Used for years in food, fragrance, and specialty chemical applications, levulinic acid is a precursor for methyltetrahydrofuran, γ-valerolactone, and ethyl levulinate, which can all be blended with diesel or gasoline to create cleaner-burning fuels, Fitzpatrick says. Another derivative, diphenolic acid, is a potential replacement for suspected endocrine disrupter bisphenol A in the production of polycarbonate resins. Diphenolic acid is particularly interesting because it allows formation of graft copolymers rather than the usual linear polycarbonates, Fitzpatrick adds. Yet another valuable derivative is 5-aminolevulinic acid, a high-volume biodegradable herbicide.

"Levulinic acid is nontoxic, and the bifunctionality of the keto and carboxylic acid groups allows for all kinds of fascinating new chemistry," notes Leo E. Manzer, who recently visited the Le Calorie facility. Manzer retired from DuPont last year and is now president of consulting firm Catalytic Insights, Wilmington, Del. At DuPont, he spent several years studying the conversion of levulinic acid to various derivatives.

Manzer is particularly interested in developing pyrrolidones, which are used as solvents, surfactants, agricultural intermediates, ionic liquids, and nylon intermediates. This family of heterocyclic compounds can be made by catalytic reaction of levulinic acid or its esters with low-cost sources of nitrogen such as amines or nitriles, he notes.

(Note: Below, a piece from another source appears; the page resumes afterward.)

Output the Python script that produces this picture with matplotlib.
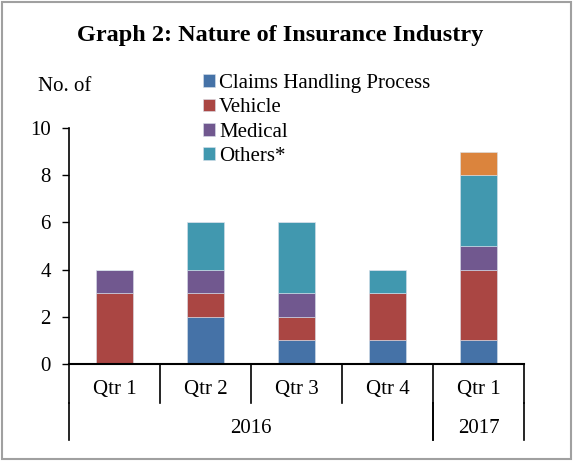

Biomass-based feedstocks will become more important, Manzer believes, as companies like DuPont continue to seek new ways to improve efficiencies and keep down costs. For example, DuPont has a goal to derive 25% of its revenues from nondepletable resources by 2010.

In identifying their top 12 biorefinery chemicals, DOE scientists started with a list of more than 300 potential compounds. They narrowed the list down through an iterative process that considered the compounds' compatibility with existing petrochemical processing, technical complexity of the syntheses from biomass, known market potential, and other factors. The 12 molecules have three to six carbon atoms and multiple functional groups as well as high potential to be converted to new families of compounds.

Unofficially, glycerol was the first of the top 12 chemicals to achieve commercial development as a biomass-derived feedstock to make propylene glycol and other products. But glycerol is a by-product of the esterification of triglycerides in vegetable oil to make methyl esters, the principal components of biodiesel, and it isn't made directly from biomass on a commercial scale (C&EN, July 10, page 24). Besides levulinic acid and glycerol, the other DOE compounds are 1,4-diacids (succinic, fumaric, and malic), 2,5-furandicarboxylic acid, 3-hydroxypropionic acid, aspartic acid, glucaric acid, glutamic acid, itaconic acid, 3-hydroxybutyrolactone, sorbitol, and xylitol/arabinitol.

The Le Calorie plant is evidence that developing biorefineries is "not just a pipe dream," Manzer says.

"We truly can refine biomass to create fuels and value-added chemicals," Fitzpatrick adds.